Vision-Guided Workflow: Independent vision systems on both arms use AprilTags for spatial localization and distance calculations, allowing the system to autonomously move lenses from inlet to outlet after a polishing cycle.

How we built it

Brain & Brawn: Controlled via an STM32 F103RB managing the pneumatic network logic (PNL) and a custom OLED status UI.

Pneumatics: A DC vacuum pump driven by an L298N H-Bridge, using PWM to fine-tune suction force.

Vision: Integrated AprilTag tracking for high-accuracy coordinate mapping between the two independent arms.

Industrial UI: A real-time OLED dashboard and full-color RGB LED strips providing vacuum telemetry, system status, and visual warnings.

Challenges we ran into

The biggest hurdle was the lack of solenoid valves for vacuum release. We faced a "sticky" situation where lenses wouldn't drop even after the pump stopped. We solved this with a "Bleed Hole" hack—precision-drilling a micro-vent in the tubing to balance pressure, and implementing a reverse-polarity vibration pulse in the STM32 code to shake the lens free. Additionally, pivoting from FPGA to STM32 mid-competition due to cable constraints tested our rapid prototyping limits.

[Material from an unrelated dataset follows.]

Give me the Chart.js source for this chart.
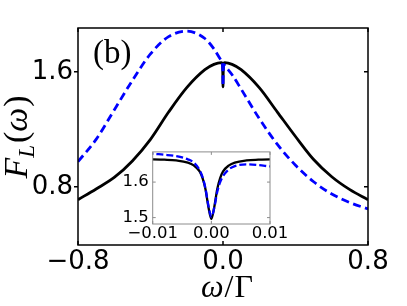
<!DOCTYPE html>
<html>
<head>
<meta charset="utf-8">
<script src="https://cdn.jsdelivr.net/npm/chart.js@4.4.1/dist/chart.umd.min.js"></script>
<style>
  html, body { margin: 0; padding: 0; background: #fff; }
  #wrap { position: relative; width: 407px; height: 306px; }
  #main { position: absolute; left: 0; top: 0; }
  #inset { position: absolute; left: 100px; top: 138px; }
</style>
</head>
<body>
<div id="wrap">
  <canvas id="main" width="407" height="306"></canvas>
  <canvas id="inset" width="190" height="106"></canvas>
</div>
<script>
// omega / Gamma
const omega = [-0.8, -0.7, -0.6, -0.5, -0.4, -0.3, -0.2, -0.1, -0.05,
    -0.01, -0.008, -0.006, -0.004, -0.003, -0.002, -0.0015, -0.001, -0.0005,
    0,
    0.0005, 0.001, 0.0015, 0.002, 0.003, 0.004, 0.006, 0.008, 0.01,
    0.05, 0.1, 0.2, 0.3, 0.4, 0.5, 0.6, 0.7, 0.8];

// F_L(omega), solid black curve
const fSolid = [0.71, 0.785, 0.865, 0.98, 1.13, 1.32, 1.49, 1.615, 1.652,
    1.664, 1.663, 1.661, 1.655, 1.647, 1.630, 1.611, 1.580, 1.530,
    1.496,
    1.530, 1.580, 1.611, 1.630, 1.647, 1.655, 1.661, 1.663, 1.664,
    1.652, 1.615, 1.49, 1.32, 1.15, 0.99, 0.87, 0.78, 0.71];

// F_L(omega), dashed blue curve
const fDashed = [0.975, 1.13, 1.335, 1.54, 1.725, 1.845, 1.883, 1.832, 1.76,
    1.680, 1.677, 1.673, 1.664, 1.655, 1.634, 1.614, 1.582, 1.534,
    1.502,
    1.528, 1.572, 1.600, 1.617, 1.636, 1.645, 1.650, 1.648, 1.644,
    1.58, 1.48, 1.275, 1.095, 0.95, 0.835, 0.75, 0.69, 0.646];

const mainXTicks = [-0.8, 0, 0.8];
const mainXLabels = ['\u22120.8', '0.0', '0.8'];
const mainYTicks = [0.8, 1.6];
const mainYLabels = ['0.8', '1.6'];

const insetXTicks = [-0.01, 0, 0.01];
const insetXLabels = ['\u22120.01', '0.00', '0.01'];
const insetYTicks = [1.5, 1.6];
const insetYLabels = ['1.5', '1.6'];

const pts = ys => omega.map((x, i) => ({ x, y: ys[i] }));

// frame + matplotlib-like tick marks
const framePlugin = {
    id: 'frame',
    beforeDatasetsDraw(chart, args, opts) {
        if (!opts.fill) return;
        const a = chart.chartArea;
        chart.ctx.save();
        chart.ctx.fillStyle = opts.fill;
        chart.ctx.fillRect(a.left, a.top, a.right - a.left, a.bottom - a.top);
        chart.ctx.restore();
    },
    afterDatasetsDraw(chart, args, opts) {
        const { ctx, chartArea: a, scales } = chart;
        ctx.save();
        ctx.strokeStyle = opts.color;
        ctx.lineWidth = opts.width;
        ctx.strokeRect(a.left, a.top, a.right - a.left, a.bottom - a.top);
        const len = opts.tick;
        ctx.beginPath();
        scales.x.ticks.forEach(t => {
            const px = scales.x.getPixelForValue(t.value);
            ctx.moveTo(px, a.bottom); ctx.lineTo(px, a.bottom - len);
            ctx.moveTo(px, a.top); ctx.lineTo(px, a.top + len);
        });
        scales.y.ticks.forEach(t => {
            const py = scales.y.getPixelForValue(t.value);
            ctx.moveTo(a.left - opts.leftOut, py); ctx.lineTo(a.left + opts.leftIn, py);
            ctx.moveTo(a.right, py); ctx.lineTo(a.right - len, py);
        });
        ctx.stroke();
        ctx.restore();
    },
};

// axis titles and panel label
const textPlugin = {
    id: 'texts',
    afterDraw(chart) {
        const ctx = chart.ctx;
        const serif = '"Liberation Serif", "DejaVu Serif", serif';
        ctx.save();
        ctx.fillStyle = '#000';
        ctx.textBaseline = 'alphabetic';
        ctx.textAlign = 'left';

        ctx.font = `33px ${serif}`;
        ctx.fillText('(b)', 93, 63);

        const drawRun = (parts, cx, cy) => {
            let w = 0;
            parts.forEach(p => { ctx.font = p.f; w += ctx.measureText(p.t).width + (p.gap || 0); });
            let x = cx - w / 2;
            parts.forEach(p => {
                ctx.font = p.f;
                ctx.fillText(p.t, x, cy + (p.dy || 0));
                x += ctx.measureText(p.t).width + (p.gap || 0);
            });
        };

        drawRun([
            { t: '\u03c9', f: `italic 32px ${serif}`, gap: 1 },
            { t: '/', f: `32px ${serif}`, gap: 1 },
            { t: '\u0393', f: `32px ${serif}` },
        ], 227, 297);

        ctx.translate(27, 137);
        ctx.rotate(-Math.PI / 2);
        drawRun([
            { t: 'F', f: `italic 34px ${serif}` },
            { t: 'L', f: `italic 23px ${serif}`, dy: 7, gap: 2 },
            { t: '(', f: `34px ${serif}` },
            { t: '\u03c9', f: `italic 34px ${serif}`, gap: 1 },
            { t: ')', f: `34px ${serif}` },
        ], 0, 0);
        ctx.restore();
    },
};

function fixedTicks(values) {
    return scale => { scale.ticks = values.map(value => ({ value })); };
}

function makeChart(el, cfg) {
    const sans = '"DejaVu Sans", sans-serif';
    return new Chart(el, {
        type: 'line',
        data: {
            datasets: [
                {
                    data: pts(fDashed),
                    borderColor: '#0000ff',
                    borderWidth: cfg.lw,
                    borderDash: cfg.dash,
                    pointRadius: 0,
                    fill: false,
                    cubicInterpolationMode: 'monotone',
                    order: 0,
                },
                {
                    data: pts(fSolid),
                    borderColor: '#000000',
                    borderWidth: cfg.lw,
                    pointRadius: 0,
                    fill: false,
                    cubicInterpolationMode: 'monotone',
                    order: 1,
                },
            ],
        },
        options: {
            responsive: false,
            animation: false,
            devicePixelRatio: 1,
            layout: { padding: cfg.padding },
            plugins: {
                legend: { display: false },
                tooltip: { enabled: false },
                frame: cfg.frame,
            },
            scales: {
                x: {
                    type: 'linear',
                    min: cfg.xMin,
                    max: cfg.xMax,
                    grid: { display: false, drawTicks: false },
                    border: { display: false },
                    afterBuildTicks: fixedTicks(cfg.xTicks),
                    afterFit: s => { s.height = cfg.xHeight; },
                    ticks: {
                        color: '#000',
                        padding: cfg.xPad,
                        maxRotation: 0,
                        autoSkip: false,
                        font: { family: sans, size: cfg.fontSize },
                        callback: v => cfg.xLabels[cfg.xTicks.indexOf(v)],
                    },
                },
                y: {
                    min: cfg.yMin,
                    max: cfg.yMax,
                    grid: { display: false, drawTicks: false },
                    border: { display: false },
                    afterBuildTicks: fixedTicks(cfg.yTicks),
                    afterFit: s => { s.width = cfg.yWidth; },
                    ticks: {
                        color: '#000',
                        padding: cfg.yPad,
                        autoSkip: false,
                        font: { family: sans, size: cfg.fontSize },
                        callback: v => cfg.yLabels[cfg.yTicks.indexOf(v)],
                    },
                },
            },
        },
        plugins: cfg.plugins,
    });
}

makeChart(document.getElementById('main'), {
    lw: 2.8, dash: [8, 4.5],
    padding: { left: 0, right: 39, top: 28, bottom: 0 },
    xMin: -0.8, xMax: 0.8, yMin: 0.395, yMax: 1.905,
    xTicks: mainXTicks, xLabels: mainXLabels,
    yTicks: mainYTicks, yLabels: mainYLabels,
    xHeight: 61, yWidth: 78, xPad: 2, yPad: 5, fontSize: 26,
    frame: { color: '#000', width: 1.5, tick: 4, leftOut: 4, leftIn: 0 },
    plugins: [framePlugin, textPlugin],
});

makeChart(document.getElementById('inset'), {
    lw: 2.3, dash: [7, 3],
    padding: { left: 0, right: 20, top: 5, bottom: 0 },
    xMin: -0.01, xMax: 0.01, yMin: 1.482, yMax: 1.685,
    xTicks: insetXTicks, xLabels: insetXLabels,
    yTicks: insetYTicks, yLabels: insetYLabels,
    xHeight: 20, yWidth: 52.7, xPad: 0, yPad: 4, fontSize: 16.5,
    frame: { color: '#8c8c8c', width: 1, tick: 3, leftOut: 0, leftIn: 3, fill: '#fff' },
    plugins: [framePlugin],
});
</script>
</body>
</html>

Accomplishments that we're proud of

The "Zero-Valve" Release: Achieving sub-second lens release using only physics and clever code.

Dual-Arm Coordination: Synchronizing two arms with different voltage requirements and independent vision systems.

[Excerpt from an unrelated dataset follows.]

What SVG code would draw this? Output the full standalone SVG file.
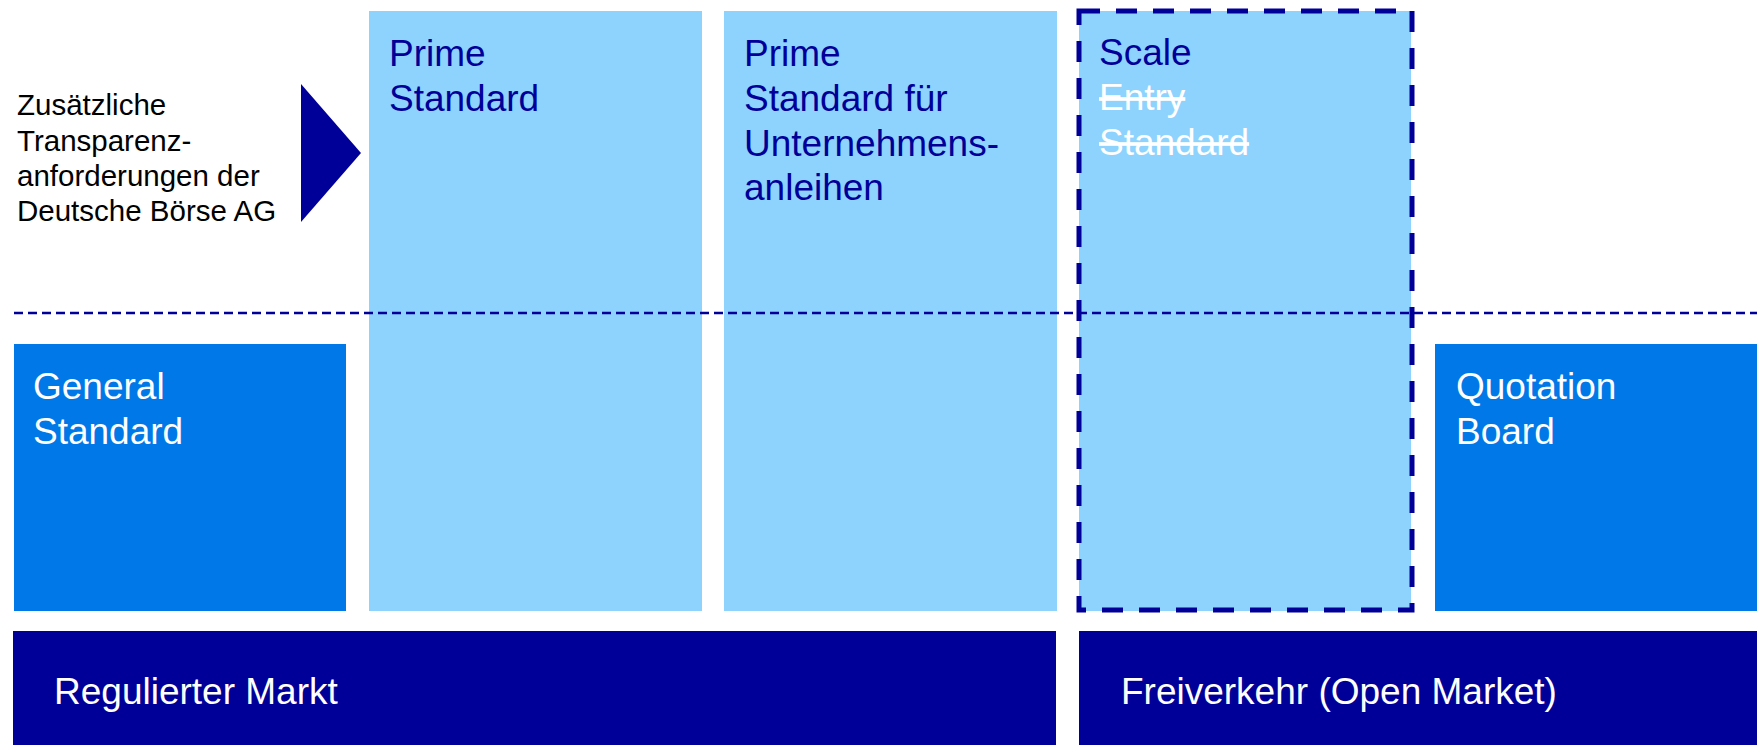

Professional UI: Developing a centered, industrial-grade OLED interface that provides clear feedback during the polishing cycle.

What we learned

We gained deep insights into pneumatic physics—specifically, vacuum residual pressure. We also mastered AprilTag integration for real-time kinematic adjustments and learned that in a high-stakes hackathon, Engineering Intuition (like the bleed hole) is just as important as the code itself.

What's next for Grey Squad

The current prototype is a success, but we have a roadmap for "Aero-Optics 2.0":

Closed-Loop Suction: Integrating pressure sensors and solenoid valves to implement PID control for vacuum stability.

Force-Feedback Polishing: Adding force sensors to the 5V arm to maintain constant polishing pressure via PID, ensuring perfect optical clarity every time.

Industrial Optimization: Improving system stability for mass production, reducing manufacturing costs, and further integrating electronic components for a streamlined design.